#1
WED 22/9, 14:00, Dept of the Ongoing
What is the political economy of architectural type? What is the complicity between type, finance and urban development? In her research project Cooperative Conditions with Anne Kockelkorn, Susanne Schindler departs from the type of the cooperative, to look at the mutual dependency of the architecture of cooperative housing and its political and economic regulation. By looking at the form of architecture and the city in conjunction with the history of this particular political economy of housing, the research articulates scopes of action for architects today.
Susanne Schindler is an architect and historian focused on the intersection of policy and design in housing. She is co-director of the MAS program in history and theory of architecture at gta, ETH Zurich.
#2
WED 13/10, 12:30, Dept of the Ongoing
As a kind of archaeology of the present, researcher and cultural worker Diana Bärmann has closely examined the interim uses of the Labitzke site in Zurich: a former paint factory that hosted car repair shops, migrant associations, night clubs, residential communities, a mosque, and even a brothel for about 25 years. A unique place that became a social laboratory for new forms of coexistence. Diana Bärmann tells the area's story from the inside, as she was a resident of the site herself.
Diana Bärmann is a researcher and cultural worker. In 2021 she published the book Labitzke Farben – Archäologische Untersuchung einer Stadtutopie with Hochparterre.
#3
WED 20/10, 2 pm, Dept of the Ongoing
How to relate type to use, and trace it back to the user? For architect Anne Lacaton “the concept of inhabiting is very important. It doesn’t only relate to housing: in French, ‘habiter’ means the state of being somewhere: space is whatever its use is. Starting from this principle, even though our projects have distinct programmes, functions and users, they all propose generosity of space, freedom of use, and possibility of appropriation.” In this talk, Anne Lacaton will talk about their proposal for the MAAG Areal.
Anne Lacaton is an architect and professor. She runs the architectural practice Lacaton & Vassal, with Jean-Philippe Vassal, awarded the Pritzker Prize in 2021.
#4
WED 27/10, 12:30, Dept of the Ongoing
The value of cities relies on the inhabitation of difference, the cohabitation of multi-layered realities constantly coinciding and interacting. According to architect and planner Khensani de Klerk, precarious living, embodied in precarious and unrecognised types, largely remain relegated to informality and with it, connotations of unreliability, high risk and chaos.

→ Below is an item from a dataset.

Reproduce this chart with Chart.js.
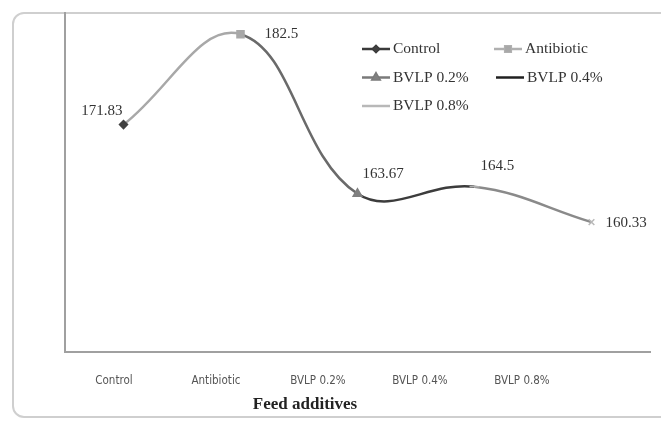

However, many of the systems that encode the functioning of these informal types are thoroughly thought out systems that one could argue are even more sophisticated than many types in the formal world, but lack the material quality of those governed by formality. How do we build up coalitions and recognize interdependency between both?
Khensani de Klerk is an architectural researcher and designer from Johannesburg. She is part of the Dept. of the Ongoing at the Chair of Affective Architectures. She is founder and co-director of Matri-Archi(tecture) collective (SA, CH), an editorial contributor at the Architectural Review (UK) and head of research and development at Studio8Fold (UK).
#5
TUES 9/11, 5 pm, zoom: https://ethz.zoom.us/j/66000077442
In her provocative PhD research, architect Anna Puigjaner makes a call for kitchenless cities, questioning individualized types of domesticity, and proposing domestic models anchored on collectivity. Puigjaner’s PhD lends from the family hotel typology, a “hybrid that combined the European apartment with the American hotel.” For decades, developers had successfully exploited a loophole in the legal definition distinguishing permanent homes from hotels, which didn’t require food preparation areas to be housed within dwelling units. Cutting out kitchens increased the number and variety of apartments. To Puigjaner this proved felicitous and “led to a greater interdependency between the house and the community, creating stronger social and urban bonds between the domestic and public spheres—without the kitchen, relations between the inhabitants were encouraged.”
Anna Puigjaner is an architect, researcher and associate professor at Columbia GSADD, and co-founder of Barcelona-based MAIO Architects.
All lectures take place in the Dept. of the Ongoing, Althardstrasse 70b, Winkelbau 1, 4th floor 8105 Regensdorf (just opposite the Regensdorf station), except for Anna Puigjaner and Marie-Avril Berthet (TBD) who will speak via zoom.